With nearly 200,000 acres burned, California is experiencing one of its worst wildfire seasons yet. Hundreds of homes have been burnt down and millions have been subjected to frenzied evacuation. While some of the fires can be traced back to mishaps such as faulty electrical equipment, the connection between fires and climate change due to global warming is hard to avoid.
There is no doubt that electrical companies like PG&E have some responsibility in sparking some of the fires, but there are a variety of additional factors that need to be considered. First, there is an undeniable correlation between temperature and aridity of the atmosphere, and the frequency of wildfires. The heat dries out the grasses and shrubbery that often become the fuel for wildfires, in addition to dry winds. The shift in seasons, such as the early start of spring and extended period of summer, is also a contributing factor, causing soils to dry out earlier and stay dry longer. In addition, mountain pine beetles, a specific beetle known to thrive in warm temperatures, play a role in weakening trees and bark that are prone to burn.

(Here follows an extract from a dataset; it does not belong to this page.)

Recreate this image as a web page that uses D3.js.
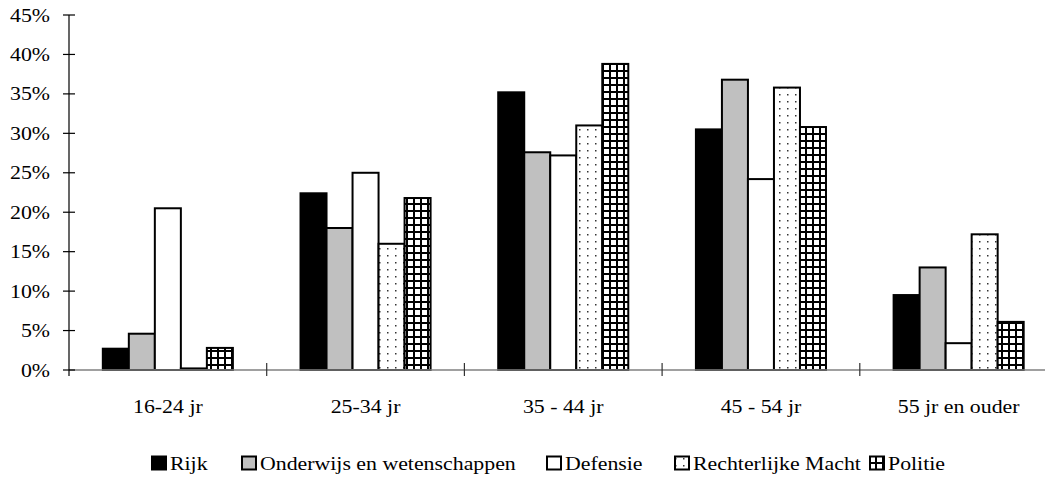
<!DOCTYPE html>
<html><head><meta charset="utf-8">
<script src="https://cdn.jsdelivr.net/npm/d3@7"></script>
<style>body{margin:0;background:#fff}svg{display:block}</style>
</head><body><div id="chart"></div>
<script>
const categories = ["16-24 jr","25-34 jr","35 - 44 jr","45 - 54 jr","55 jr en ouder"];
const seriesNames = ["Rijk","Onderwijs en wetenschappen","Defensie","Rechterlijke Macht","Politie"];
const rijk = [2.7, 22.4, 35.2, 30.5, 9.5];
const onderwijs = [4.6, 18.0, 27.6, 36.8, 13.0];
const defensie = [20.5, 25.0, 27.2, 24.2, 3.4];
const rechterlijk = [0.2, 16.0, 31.0, 35.8, 17.2];
const politie = [2.8, 21.8, 38.8, 30.8, 6.1];
const yTicks = [0,5,10,15,20,25,30,35,40,45];
const seriesValues = [rijk, onderwijs, defensie, rechterlijk, politie];

const W = 1045, H = 477;
const fs = 19.5, sx = 1.12;
const FONT = "'Liberation Serif', 'DejaVu Serif', 'Times New Roman', Times, serif";
const svg = d3.select("#chart").append("svg").attr("width", W).attr("height", H);
const defs = svg.append("defs");
const dots = defs.append("pattern").attr("id","dots").attr("patternUnits","userSpaceOnUse").attr("width",8).attr("height",7);
dots.append("rect").attr("width",8).attr("height",7).attr("fill","#fff");
dots.append("rect").attr("x",3).attr("y",3).attr("width",1.5).attr("height",1.5).attr("fill","#333");
const grid = defs.append("pattern").attr("id","grid").attr("patternUnits","userSpaceOnUse").attr("width",7).attr("height",7);
grid.append("rect").attr("width",7).attr("height",7).attr("fill","#fff");
grid.append("rect").attr("x",0).attr("y",0).attr("width",7).attr("height",2).attr("fill","#000");
grid.append("rect").attr("x",0).attr("y",0).attr("width",2).attr("height",7).attr("fill","#000");

const fills = ["#000","#c0c0c0","#fff","url(#dots)","url(#grid)"];

const x0 = 69, catW = 197.7;
const x = d3.scaleBand().domain(categories).range([x0, x0 + catW*categories.length]).paddingInner(0).paddingOuter(0);
const xs = d3.scaleBand().domain(seriesNames).range([0, x.bandwidth()]).paddingInner(0).paddingOuter(1.3);
const y = d3.scaleLinear().domain([0,45]).range([370,15]);

function stext(g, tx, ty, str, anchor){
  g.append("text").attr("transform",`translate(${tx},${ty}) scale(${sx},1)`)
    .attr("text-anchor",anchor).attr("font-size",fs).attr("font-family",FONT).attr("fill","#000").text(str);
}

// bars
seriesNames.forEach((s, si) => {
  svg.append("g").selectAll("rect").data(categories).join("rect")
    .attr("x", c => x(c) + xs(s))
    .attr("y", (c,i) => y(seriesValues[si][i]))
    .attr("width", xs.bandwidth())
    .attr("height", (c,i) => y(0) - y(seriesValues[si][i]))
    .attr("fill", fills[si])
    .attr("stroke", "#000").attr("stroke-width", 2);
});

// x axis
svg.append("line").attr("x1",x0).attr("x2",W).attr("y1",y(0)).attr("y2",y(0)).attr("stroke","#808080").attr("stroke-width",1.5);
const xb = categories.slice(1).map(c => x(c));
svg.append("g").selectAll("line").data(xb).join("line")
  .attr("x1",d=>d).attr("x2",d=>d).attr("y1",363).attr("y2",376).attr("stroke","#333").attr("stroke-width",1.2);
const xl = svg.append("g");
categories.forEach(c => stext(xl, x(c)+x.bandwidth()/2, 413, c, "middle"));

// y axis
svg.append("line").attr("x1",x0).attr("x2",x0).attr("y1",y(45)).attr("y2",y(0)+6).attr("stroke","#000").attr("stroke-width",1.2);
svg.append("g").selectAll("line").data(yTicks).join("line")
  .attr("x1",63).attr("x2",75).attr("y1",d=>y(d)).attr("y2",d=>y(d)).attr("stroke","#000").attr("stroke-width",1.2);
const yl = svg.append("g");
yTicks.forEach(t => stext(yl, 50, y(t)+6.5, t+"%", "end"));

// legend
const legX = [152, 242, 547, 675, 870];
const leg = svg.append("g");
seriesNames.forEach((s,i) => {
  leg.append("rect").attr("x",legX[i]).attr("y",456.5).attr("width",14).attr("height",13)
    .attr("fill",fills[i]).attr("stroke","#000").attr("stroke-width",2);
  stext(leg, legX[i]+18, 470, s, "start");
});
</script></body></html>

Wildfires may indeed increasingly become a fact of life for Californians. After all, some climate variability is beyond our control. Climate change, however, is amplifying the weather variations we consider normal. In the short term, we can take immediate measures such as constructing fire-resistant buildings, and clearing forests of dead trees. An effort can also be made to better organize evacuations, and create recovery plans that will not only guarantee safety, but also reduce damage. Recent large fires have demonstrated just how unprepared we really were.
Climate change and global warming are still urgent problems that need attention and action. The increasing number of wildfires is a red flag that cannot be overlooked. Protecting our homes is the first step, living sustainably is the next, and taking action to improve the state of our environment is the most important.